Which are the teams that pay the least for goaltending? Oh, just your defending Stanley Cup champion Chicago Blackhawks ($2.1 million) and reigning Presidents' Trophy-winning Washington Capitals ($1.65 million), who are going with a pair of 22-year-olds after opting not to re-sign Jose Theodore.

The Philadelphia Flyers, who took the Hawks to Game 6 of the Stanley Cup Final, are 26th on the list, with Michael Leighton and Brian Boucher, and the Detroit Red Wings are 27th with Jimmy Howard and Chris Osgood. Both allocate less than $2.5 million for goaltending.

"It's one thing to have a theory and a philosophy, but those numbers bear it out," Button said. "If you want to go one step further, what else don't those teams (Rangers, Leafs, Wild, Isles) have? They don't have an elite defense. Great, we're putting all our money into goaltenders, but we don't have an elite defense, we don't win, and we don't make the playoffs."

The poster boy for this new way of thinking is San Jose GM Doug Wilson. Instead of making the safe move of signing Evgeni Nabokov, who won 131 games over the past three seasons, to an estimated $6 million a year contract, Wilson saw how the Blackhawks and Flyers did last season with virtual unknowns in net and decided his cap money needed to go elsewhere.

He bid farewell to Nabokov and gave a two-year, $4 million contract to Antero Niittymaki, a 30-year-old who never has won more than 23 games in a season or played in more than 52.

When the Blackhawks kept to the same philosophy and decided Marty Turco was a better value than Antti Niemi at half the price for one season, Wilson was able to scoop up the Stanley Cup-winning goalie for another $2 million.

Now Wilson has a pair of Finns, one who won a silver medal in the 2006 Olympics and another who won a Stanley Cup this past June, that combined make two-thirds of what Nabokov reportedly wanted. Wilson also was able to re-sign Patrick Marleau, Joe Pavelski and Devin Setoguchi.

Nabokov? He wasn't finding work in the NHL at his asking price, so now he's playing in Russia.

"At some point you're putting your team together and deciding where to spend your money and you have to make a decision on how much of a difference-maker the goalie you're signing is," Detroit GM Ken Holland told NHL.com. "At the same time, if you are spending significant dollars on the best goalie, then the other guy is going to have much more money to spend on skaters. If you're dedicating $5 million or $6 million, that's coming out of somewhere else."

"If you asked who was the best goalie in this year's playoffs, most people would say (Jaroslav) Halak and he got traded," Nashville GM David Poile told NHL.com. "You tell me what that means. So many things we do now are not straight hockey decisions."

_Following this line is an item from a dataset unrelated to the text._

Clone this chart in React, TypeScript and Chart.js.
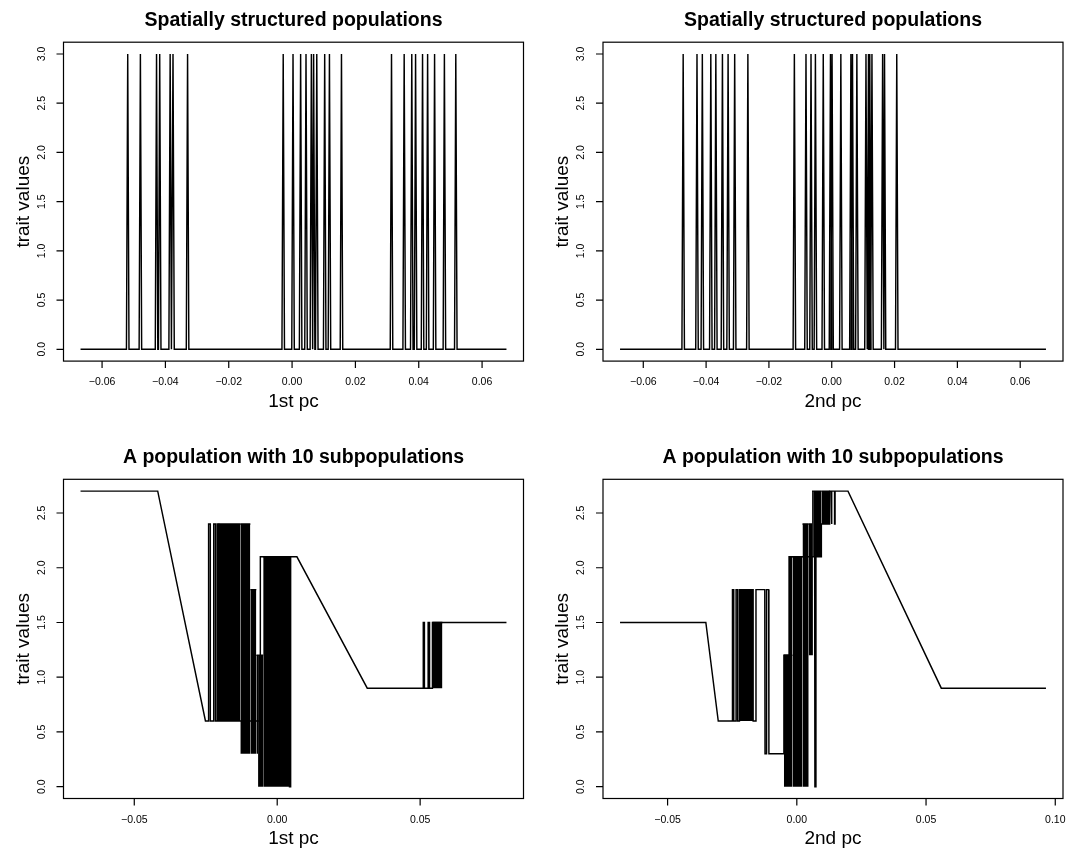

Button believes the philosophy on goaltending has changed not only because of the salary cap, but because of how the game is played in the post-work stoppage era. It's faster and there's way more emphasis on puck possession, which takes the onus off the goaltender and puts it on the defense.

"You need four good defensemen, two really good centermen and then your goaltender comes in before you get two more good forwards. If you put most of your money into a goaltender and you don't have defense, those teams are not winning." -- NHL analyst Craig Button

"If you don't have defensemen that can control the play and make good plays with the puck, it doesn't matter how good your goaltender is," Button said. "Roberto Luongo, I think he's a very good goaltender, but when good players can get on top of your goaltender they can take advantage. It's become more about scoring chances rather than making saves. The way to not give up scoring chances is to have really good defensemen."

Button recalled a conversation he had with Red Wings coach Mike Babcock, who told the former GM that 40-year-old, six-time Norris Trophy-winning defenseman Nicklas Lidstrom "might have had his best year in the NHL" because the Wings couldn't score, had a rookie goaltender and still didn't give up a ton of chances.

"Jimmy Howard doesn't win 37 games if Nicklas Lidstrom and Brian Rafalski aren't playing."

But skimping on goaltending does not mean teams should go with youngsters just because they're on entry-level deals or relatively inexpensive, short-term second contracts. Button said to be a successful goalie in this League you still need to be mature enough and have the mental capacity to understand the position and the pressure.

For instance, Howard might have been a rookie, but he was 25 going on 26 and he understood how to best use his strengths and hide his weaknesses while playing behind a stellar defense.

Niemi won the Stanley Cup in his first NHL season, but like Howard, he was 26 (he turned 27 last month) and had several seasons of professional experience behind him, so he also knew how to operate behind the best defense in the NHL. Only a few times throughout the playoffs did Niemi have to be the one difference maker in a Blackhawks win.

"Look at what Carey Price has gone through in Montreal," Button said. "It's not that he doesn't have the talent, I just think he's in a process of maturing."

With that in mind, Button doesn't mind taking a hard-line stance on the Capitals, the team that spends the least on goaltending but didn't do anything over the summer to upgrade its maligned defense.

The Capitals won the Presidents' Trophy last season despite giving up the 16th-most goals in the League. Colorado, Ottawa and Pittsburgh were the only playoff teams that allowed more.

"If Marty Brodeur, a three-time Stanley Cup winner and arguably the best to ever play the position, can't win in this era without great defense, I can guarantee you Michal Neuvirth and Semyon Varlamov can't win without a great defense," Button said. "I have no problem going with a young goaltender, but you better make sure teams can't take advantage of his vulnerability and inexperience."